Although Panetta said there some indications of progress in the negotiations, he also said, “We’re not sure where those talks are headed at this point.”
He was referring to two days of talks between United States and North Korean officials this week that were aimed at restarting more formal six-nation negotiations about North Korea’s nuclear ambitions. Panetta was also referring to the tortured six-nation talks themselves. Officials concluded this week’s exploratory talks, held in Geneva, by saying they had narrowed their differences about future negotiations. But the officials parted without fixing a date for talks of any kind. Nonetheless, on Tuesday the U.S. special envoy to the negotiations, Stephen W. Bosworth, called the two-day talks in Geneva “very positive and generally constructive.”
Panetta’s more skeptical view mirrored that of U.S. military officials here, who in a briefing to reporters Thursday expressed strong distrust of North Korea’s motives in the talks.

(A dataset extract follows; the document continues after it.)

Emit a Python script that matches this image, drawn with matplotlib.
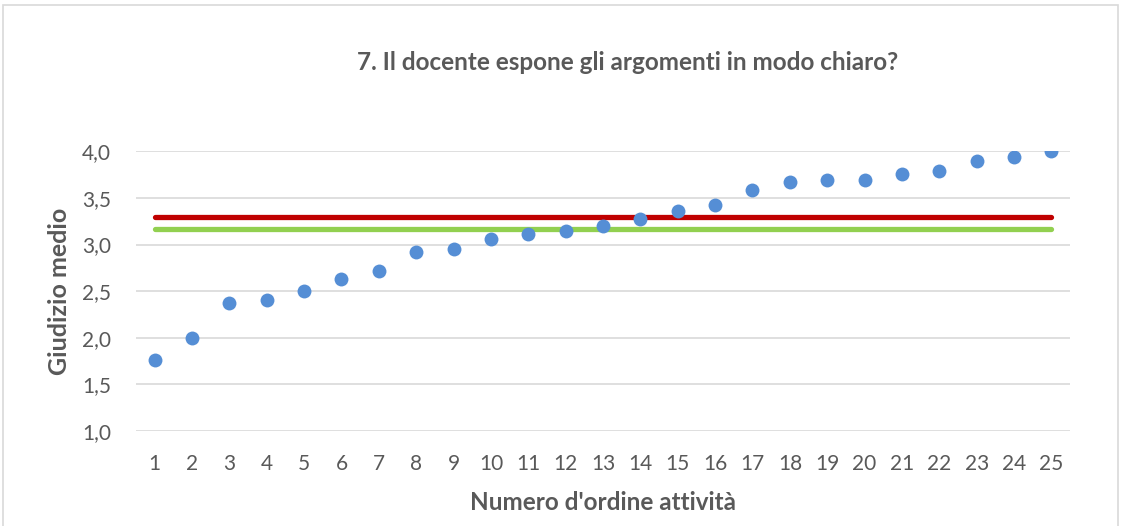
import matplotlib.pyplot as plt
from matplotlib.patches import Rectangle

# Data
attivita = list(range(1, 26))
giudizio = [1.76, 2.00, 2.37, 2.41, 2.50, 2.63, 2.72, 2.92, 2.95, 3.06,
            3.11, 3.15, 3.20, 3.28, 3.36, 3.42, 3.59, 3.67, 3.69, 3.69,
            3.76, 3.79, 3.90, 3.94, 4.00]
media_rossa = 3.30
media_verde = 3.165
y_ticks = [1.0, 1.5, 2.0, 2.5, 3.0, 3.5, 4.0]

plt.rcParams['font.family'] = ['Lato', 'DejaVu Sans']
grey = '#595959'

fig = plt.figure(figsize=(11.24, 5.26), dpi=100)
ax = fig.add_axes([0.121, 0.181, 0.831, 0.531])

# chart border (Excel chart area)
fig.patches.append(Rectangle((0.003, -0.01), 0.992, 1.0, transform=fig.transFigure,
                             fill=False, edgecolor='#D9D9D9', lw=1.2))

ax.plot([attivita[0], attivita[-1]], [media_rossa, media_rossa], color='#C00000',
        lw=3.8, solid_capstyle='round', zorder=2)
ax.plot([attivita[0], attivita[-1]], [media_verde, media_verde], color='#92D050',
        lw=3.8, solid_capstyle='round', zorder=2)
ax.plot(attivita, giudizio, 'o', color='#558ED5', markersize=10, markeredgewidth=0, zorder=3)

ax.set_xlim(0.5, 25.5)
ax.set_ylim(1.0, 4.0)
ax.set_yticks(y_ticks)
ax.set_yticklabels([('%.1f' % v).replace('.', ',') for v in y_ticks])
ax.set_xticks(attivita)
ax.grid(axis='y', color='#D9D9D9', lw=1.2, zorder=0)
ax.set_axisbelow(True)
for s in ax.spines.values():
    s.set_visible(False)
ax.tick_params(length=0, labelsize=15, labelcolor=grey)
ax.tick_params(axis='x', pad=17)
ax.tick_params(axis='y', pad=18)

ax.set_xlabel("Numero d'ordine attività", fontsize=17.5, fontweight='bold', color=grey, labelpad=12)
ax.set_ylabel('Giudizio medio', fontsize=18, fontweight='bold', color=grey, labelpad=8)
fig.text(0.558, 0.882, '7. Il docente espone gli argomenti in modo chiaro?', ha='center',
         va='center', fontsize=17.5, fontweight='bold', color=grey)

fig.savefig('out.png', dpi=100)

The officials said North Korea had engaged in the exploratory talks — and had been more accommodating in recent months — because its leaders were eager for food, fuel, currency and economic aid to help support national celebrations planned for 2012. The celebrations are for the 100-year anniversary of the birth of the late Kim Il Sung, the founder of North Korea.
The military officials, who asked for anonymity under ground rules imposed by the U.S. military command in Korea, said they feared that the North Koreans were talking simply to extract concessions without planning to give up their nuclear weapons, a view shared by some policy makers in Washington.
“We can’t approach the negotiation from the perspective of not having any hope of its success,” one of the officials said. “But I think there’s a great deal of skepticism.”
In a 2005 deal during six-party talks, North Korea agreed to give up its nuclear program in return for economic and diplomatic incentives. But that agreement came apart after North Korea conducted a nuclear test in 2006 and then pulled out of the talks entirely.